Conjunto habitacional foi formado há 82 anos 

O apartamento de Valdemar Ramos faz parte do conjunto habitacional IAPI (Instituto de Aposentadorias e Pensões dos Industriais), que foi criado em 1942, na Vila Guiomar, e fica há cerca de um quilômetro do Centro de Santo André.

A primeira fase do conjunto começou em 1942, com a construção de 200 casas geminadas nas ruas dos Capuchinhos, Gonzaga Franco, Paula Souza, Garcia Rodrigues e Rodolfo Santiago. Na segunda etapa, iniciada em 1946, foram erguidos os prédios na Rua das Monções, que possuem 312 apartamentos – chamados, mais tarde, de ‘prédios velhos’. 

Na terceira fase, que começou em 1950, foram erguidas 234 casas geminadas conhecidas na época como ‘caixas de fósforos’, por causa do tamanho, e na última etapa, também iniciada em 1950, foram feitos os chamados ‘prédios novos’, num total de 34 edifícios com 978 apartamentos.

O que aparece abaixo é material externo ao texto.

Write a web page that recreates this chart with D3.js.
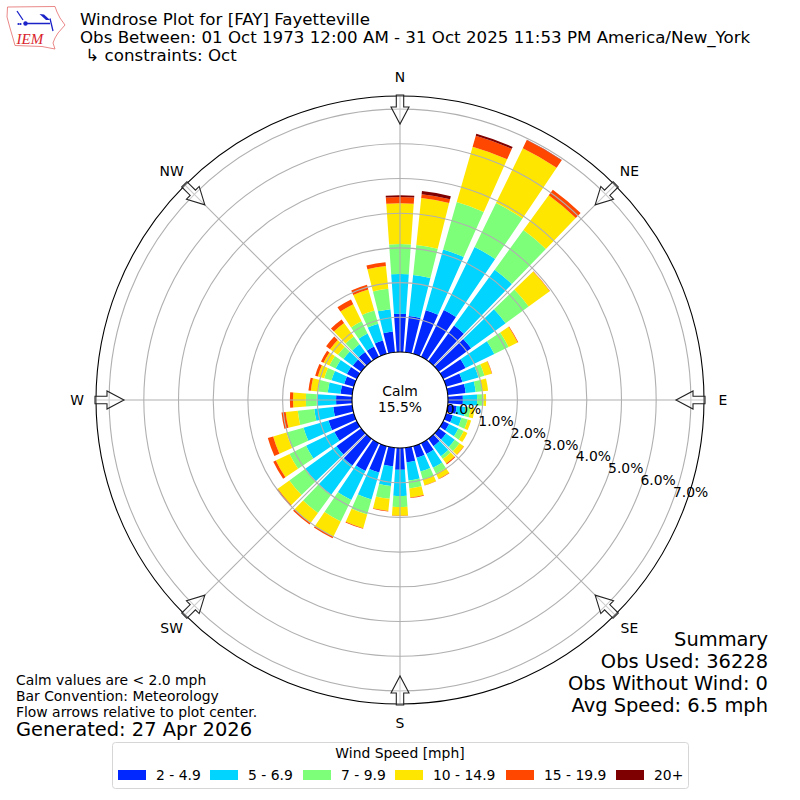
<!DOCTYPE html>
<html>
<head>
<meta charset="utf-8">
<script src="https://cdn.jsdelivr.net/npm/d3@7"></script>
<style>
  html, body { margin: 0; padding: 0; background: #fff; }
  svg { display: block; }
  text { font-family: "DejaVu Sans", sans-serif; fill: #000; }
</style>
</head>
<body>
<div id="plot"></div>
<script>
// direction of each bar, degrees from north
const directions = d3.range(0, 360, 10);

// percent of obs per direction, one array per speed bin
const speed2 = [1.10,1.05,1.31,1.50,1.27,1.15,.72,.49,.52,.43,.26,.20,.19,.26,.26,.35,.35,.42,.63,.54,.79,.89,.95,.88,.72,.76,.55,.46,.34,.29,.32,.30,.33,.33,.40,.60];
const speed5 = [1.15,1.19,1.82,2.02,1.99,1.23,.92,.48,.29,.41,.26,.26,.30,.31,.36,.44,.41,.53,.75,.57,.81,.93,1.04,1.11,.91,.75,.55,.56,.37,.38,.36,.33,.27,.42,.50,.65];
const speed7 = [.86,.87,1.42,1.41,1.41,.82,.46,.18,.19,.19,.14,.19,.17,.17,.10,.19,.24,.23,.32,.37,.45,.69,.65,.57,.53,.51,.48,.31,.28,.22,.20,.20,.28,.39,.40,.59];
const speed10 = [1.18,1.36,1.66,1.76,1.24,.75,.29,.22,.17,.07,.12,.10,.12,.15,.16,.17,.17,.26,.25,.35,.41,.49,.36,.41,.44,.40,.35,.37,.21,.19,.19,.28,.48,.55,.63,.66];
const speed15 = [.18,.11,.33,.26,.20,.01,.02,.01,0,0,0,0,0,.01,.03,.01,.01,.02,.01,.02,.02,.05,.05,.04,.08,.16,.12,.09,.07,.08,.08,.14,.12,.15,.14,.11];
const speed20 = [.05,.09,.06,.01,0,0,0,0,0,0,0,0,0,0,0,0,0,0,0,0,0,0,0,0,0,0,0,0,0,0,0,0,0,0,0,0];

const speedLabels = ["2 - 4.9", "5 - 6.9", "7 - 9.9", "10 - 14.9", "15 - 19.9", "20+"];
const speedColors = ["#0028ff", "#00d4ff", "#7dff7a", "#ffe600", "#ff4700", "#7f0000"];
const rTicks = [0, 1, 2, 3, 4, 5, 6, 7];
const compass = ["N", "NE", "E", "SE", "S", "SW", "W", "NW"];

const titleLines = ["Windrose Plot for [FAY] Fayetteville",
  "Obs Between: 01 Oct 1973 12:00 AM - 31 Oct 2025 11:53 PM America/New_York",
  " \u21b3 constraints: Oct"];
const summaryLines = ["Summary", "Obs Used: 36228", "Obs Without Wind: 0", "Avg Speed: 6.5 mph"];
const noteLines = ["Calm values are < 2.0 mph", "Bar Convention: Meteorology", "Flow arrows relative to plot center."];

const width = 800, height = 800;
const cx = 400, cy = 400;

const svg = d3.select("#plot").append("svg")
  .attr("width", width)
  .attr("height", height);

const r = d3.scaleLinear().domain([0, 7.378]).range([48, 304]);

const rows = directions.map((d, i) => ({
  dir: d, s0: speed2[i], s1: speed5[i], s2: speed7[i], s3: speed10[i], s4: speed15[i], s5: speed20[i]
}));
const stacked = d3.stack().keys(["s0", "s1", "s2", "s3", "s4", "s5"])(rows);

const polar = svg.append("g").attr("transform", `translate(${cx},${cy})`);

// bars
const barArc = d3.arc()
  .innerRadius(d => r(d[0]))
  .outerRadius(d => r(d[1]))
  .startAngle(d => (d.data.dir - 4) * Math.PI / 180)
  .endAngle(d => (d.data.dir + 4) * Math.PI / 180);

polar.selectAll("g.bin")
  .data(stacked)
  .join("g")
  .attr("class", "bin")
  .attr("fill", (d, i) => speedColors[i])
  .selectAll("path")
  .data(d => d.filter(v => v[1] > v[0]))
  .join("path")
  .attr("d", barArc);

// grid
polar.selectAll("circle.ring")
  .data(rTicks.slice(1))
  .join("circle")
  .attr("class", "ring")
  .attr("r", d => r(d))
  .attr("fill", "none")
  .attr("stroke", "#b0b0b0")
  .attr("stroke-width", 1.1);

polar.selectAll("line.spoke")
  .data(compass)
  .join("line")
  .attr("class", "spoke")
  .attr("x1", (d, i) => r(0) * Math.sin(i * Math.PI / 4))
  .attr("y1", (d, i) => -r(0) * Math.cos(i * Math.PI / 4))
  .attr("x2", (d, i) => 304 * Math.sin(i * Math.PI / 4))
  .attr("y2", (d, i) => -304 * Math.cos(i * Math.PI / 4))
  .attr("stroke", "#b0b0b0")
  .attr("stroke-width", 1.1);

// hub and outer spine
polar.append("circle").attr("r", r(0))
  .attr("fill", "#fff").attr("stroke", "#000").attr("stroke-width", 1.1);
polar.append("circle").attr("r", 304)
  .attr("fill", "none").attr("stroke", "#000").attr("stroke-width", 1.1);

// flow arrows, drawn pointing inward from the top
const arrowPath = "M-3.7,-305 L3.7,-305 L3.7,-293 L9,-293 L0,-276 L-9,-293 L-3.7,-293 Z";
polar.selectAll("path.arrow")
  .data(compass)
  .join("path")
  .attr("class", "arrow")
  .attr("d", arrowPath)
  .attr("transform", (d, i) => `rotate(${i * 45})`)
  .attr("fill", "rgba(255,255,255,0.35)")
  .attr("stroke", "#222")
  .attr("stroke-width", 1.1);

// compass labels
polar.selectAll("text.compass")
  .data(compass)
  .join("text")
  .attr("class", "compass")
  .attr("x", (d, i) => 323 * Math.sin(i * Math.PI / 4) + (i === 1 || i === 3 ? 1 : 0))
  .attr("y", (d, i) => -323 * Math.cos(i * Math.PI / 4) + 4.5)
  .attr("text-anchor", "middle")
  .attr("font-size", 13.9)
  .text(d => d);

// radial labels
const labelAngle = 20 * Math.PI / 180;
polar.selectAll("text.rlabel")
  .data(rTicks)
  .join("text")
  .attr("class", "rlabel")
  .attr("x", d => r(d) * 0.935 + 1)
  .attr("y", d => r(d) * Math.sin(labelAngle) - 2.5)
  .attr("font-size", 13.9)
  .text(d => d.toFixed(1) + "%");

// calm label
polar.selectAll("text.calm")
  .data(["Calm", "15.5%"])
  .join("text")
  .attr("class", "calm")
  .attr("x", 0)
  .attr("y", (d, i) => i * 16 - 4)
  .attr("text-anchor", "middle")
  .attr("font-size", 13.9)
  .text(d => d);

// title block
svg.selectAll("text.title")
  .data(titleLines)
  .join("text")
  .attr("class", "title")
  .attr("x", 80)
  .attr("y", (d, i) => 25 + i * 18)
  .attr("font-size", 15.28 * 1.091)
  .style("white-space", "pre")
  .text(d => d);

// summary block
svg.selectAll("text.summary")
  .data(summaryLines)
  .join("text")
  .attr("class", "summary")
  .attr("x", 768)
  .attr("y", (d, i) => 646 + i * 22)
  .attr("text-anchor", "end")
  .attr("font-size", 19.44)
  .text(d => d);

// notes, lower left
svg.selectAll("text.note")
  .data(noteLines)
  .join("text")
  .attr("class", "note")
  .attr("x", 16)
  .attr("y", (d, i) => 685 + i * 16)
  .attr("font-size", 13.9)
  .text(d => d);

svg.append("text")
  .attr("x", 16)
  .attr("y", 736)
  .attr("font-size", 19.44)
  .text("Generated: 27 Apr 2026");

// legend
const legend = svg.append("g");
legend.append("rect")
  .attr("x", 112.5).attr("y", 742.5)
  .attr("width", 576).attr("height", 46)
  .attr("rx", 3)
  .attr("fill", "#fff")
  .attr("stroke", "#d6d6d6");
legend.append("text")
  .attr("x", 400).attr("y", 758)
  .attr("text-anchor", "middle")
  .attr("font-size", 13.9)
  .text("Wind Speed [mph]");

const legendX = [118, 210, 303, 395, 506, 616];
const legendItem = legend.selectAll("g.item")
  .data(speedLabels)
  .join("g")
  .attr("class", "item")
  .attr("transform", (d, i) => `translate(${legendX[i]},770)`);
legendItem.append("rect")
  .attr("width", 28).attr("height", 10)
  .attr("fill", (d, i) => speedColors[i]);
legendItem.append("text")
  .attr("x", 38).attr("y", 10)
  .attr("font-size", 13.9)
  .text(d => d);

// IEM logo
const logo = svg.append("g");
logo.append("path")
  .attr("d", "M7.5,7 L55,6.5 L57,12 L60,18 L65,25 L58,33 L55,38 L53,43 L55,49 L42,46.5 L15,45.5 L13.5,40 L10,28 L7,17 Z")
  .attr("fill", "none")
  .attr("stroke", "#e46a6a")
  .attr("stroke-width", 0.8);
logo.append("path")
  .attr("d", "M25,23.5 L50,23.5 M23,20 L17,11 M50,18.5 L53,31")
  .attr("fill", "none")
  .attr("stroke", "#1b22c8")
  .attr("stroke-width", 1.3);
logo.append("path")
  .attr("d", "M39.5,14 L44,14.5 L50,20 L46,20 Z")
  .attr("fill", "#1b22c8");
logo.append("circle").attr("cx", 25.5).attr("cy", 23.5).attr("r", 2.2).attr("fill", "#1b22c8");
logo.append("circle").attr("cx", 20.5).attr("cy", 24).attr("r", 1.1).attr("fill", "#1b22c8");
logo.append("circle").attr("cx", 18.5).attr("cy", 24).attr("r", 1.1).attr("fill", "#1b22c8");
logo.append("text")
  .attr("x", 16.5).attr("y", 44)
  .attr("font-size", 15)
  .attr("font-style", "italic")
  .style("font-family", "'Liberation Serif', serif")
  .style("fill", "#d9232b")
  .text("IEM");
</script>
</body>
</html>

O Conjunto IAPI também foi palco da primeira grande invasão do Grande ABC. Depois de mais de dez anos em construção, os futuros moradores se viram diante de apartamentos prontos, mas sem condições de uso por falta de ligação de água e esgoto por parte da Prefeitura. Após uma consulta com diretores do IAPI no Rio de Janeiro, os moradores resolveram invadir os prédios para forçar a administração municipal a ligar as redes de água e esgoto. O que ocorreu em 1967. Ao som de marchinhas tocadas na época, as famílias ocuparam casas e apartamentos.